╭─ Data shown
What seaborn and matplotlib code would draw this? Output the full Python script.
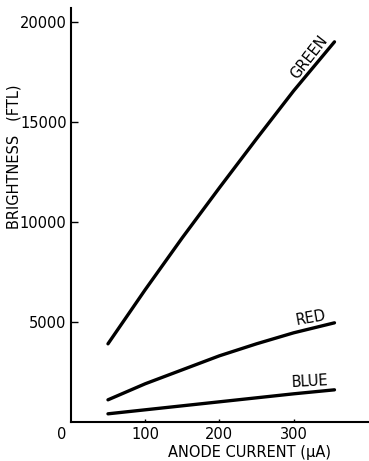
import numpy as np
import pandas as pd
import matplotlib
matplotlib.use("Agg")
import matplotlib.pyplot as plt
import seaborn as sns

current = [50, 100, 150, 200, 250, 300, 355]
green = [3900, 6600, 9200, 11700, 14150, 16550, 19000]
red = [1100, 1900, 2600, 3300, 3900, 4450, 4950]
blue = [400, 600, 800, 1000, 1200, 1400, 1600]
series = ["GREEN", "RED", "BLUE"]
xticks = [100, 200, 300]
yticks = [5000, 10000, 15000, 20000]

df = pd.DataFrame({
    "current": current * 3,
    "brightness": green + red + blue,
    "series": [s for s in series for _ in current],
})

sns.set_style("ticks")
plt.rcParams["font.family"] = ["DejaVu Sans"]
plt.rcParams["text.color"] = "black"
plt.rcParams["axes.labelcolor"] = "black"

fig = plt.figure(figsize=(3.69, 4.61), dpi=100)
ax = fig.add_axes([0.192, 0.085, 0.805, 0.898])
sns.lineplot(data=df, x="current", y="brightness", hue="series",
             palette={s: "black" for s in series}, linewidth=2.4,
             legend=False, ax=ax, sort=False)

ax.set_xlim(0, 400)
ax.set_ylim(0, 20700)
ax.set_xticks(xticks)
ax.set_yticks(yticks)
ax.set_xticklabels([str(v) for v in xticks])
ax.set_yticklabels([str(v) for v in yticks])
for s in ["top", "right"]:
    ax.spines[s].set_visible(False)
for s in ["left", "bottom"]:
    ax.spines[s].set_linewidth(1.5)
    ax.spines[s].set_color("black")
ax.tick_params(axis="y", direction="in", length=5, width=1, labelsize=10.5, pad=3, colors="black")
ax.tick_params(axis="x", direction="in", length=2, width=1, labelsize=10.5, pad=4, colors="black")

ax.text(-0.03, -0.012, "0", transform=ax.transAxes, ha="center", va="top", fontsize=10.5, color="black")

ax.set_ylabel("BRIGHTNESS   (FTL)", fontsize=10.5, color="black")
ax.yaxis.set_label_coords(-0.165, 0.64)
ax.set_xlabel("ANODE CURRENT (\u03bcA)", fontsize=10.5, color="black")
ax.xaxis.set_label_coords(0.60, -0.055)

ax.text(321, 18250, "GREEN", rotation=52, ha="center", va="center", fontsize=10.5, color="black")
ax.text(323, 5200, "RED", rotation=10, ha="center", va="center", fontsize=10.5, color="black")
ax.text(322, 2000, "BLUE", rotation=3, ha="center", va="center", fontsize=10.5, color="black")

fig.savefig("out.png", dpi=100)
╰─
> **Problem requirements**
Keep every word of the data as it is when you write it out, but drop the pictures.

> **Written response**
What seaborn and matplotlib code would draw this? Output the full Python script.
import numpy as np
import pandas as pd
import matplotlib
matplotlib.use("Agg")
import matplotlib.pyplot as plt
import seaborn as sns

current = [50, 100, 150, 200, 250, 300, 355]
green = [3900, 6600, 9200, 11700, 14150, 16550, 19000]
red = [1100, 1900, 2600, 3300, 3900, 4450, 4950]
blue = [400, 600, 800, 1000, 1200, 1400, 1600]
series = ["GREEN", "RED", "BLUE"]
xticks = [100, 200, 300]
yticks = [5000, 10000, 15000, 20000]

df = pd.DataFrame({
    "current": current * 3,
    "brightness": green + red + blue,
    "series": [s for s in series for _ in current],
})

sns.set_style("ticks")
plt.rcParams["font.family"] = ["DejaVu Sans"]
plt.rcParams["text.color"] = "black"
plt.rcParams["axes.labelcolor"] = "black"

fig = plt.figure(figsize=(3.69, 4.61), dpi=100)
ax = fig.add_axes([0.192, 0.085, 0.805, 0.898])
sns.lineplot(data=df, x="current", y="brightness", hue="series",
             palette={s: "black" for s in series}, linewidth=2.4,
             legend=False, ax=ax, sort=False)

ax.set_xlim(0, 400)
ax.set_ylim(0, 20700)
ax.set_xticks(xticks)
ax.set_yticks(yticks)
ax.set_xticklabels([str(v) for v in xticks])
ax.set_yticklabels([str(v) for v in yticks])
for s in ["top", "right"]:
    ax.spines[s].set_visible(False)
for s in ["left", "bottom"]:
    ax.spines[s].set_linewidth(1.5)
    ax.spines[s].set_color("black")
ax.tick_params(axis="y", direction="in", length=5, width=1, labelsize=10.5, pad=3, colors="black")
ax.tick_params(axis="x", direction="in", length=2, width=1, labelsize=10.5, pad=4, colors="black")

ax.text(-0.03, -0.012, "0", transform=ax.transAxes, ha="center", va="top", fontsize=10.5, color="black")

ax.set_ylabel("BRIGHTNESS   (FTL)", fontsize=10.5, color="black")
ax.yaxis.set_label_coords(-0.165, 0.64)
ax.set_xlabel("ANODE CURRENT (\u03bcA)", fontsize=10.5, color="black")
ax.xaxis.set_label_coords(0.60, -0.055)

ax.text(321, 18250, "GREEN", rotation=52, ha="center", va="center", fontsize=10.5, color="black")
ax.text(323, 5200, "RED", rotation=10, ha="center", va="center", fontsize=10.5, color="black")
ax.text(322, 2000, "BLUE", rotation=3, ha="center", va="center", fontsize=10.5, color="black")

fig.savefig("out.png", dpi=100)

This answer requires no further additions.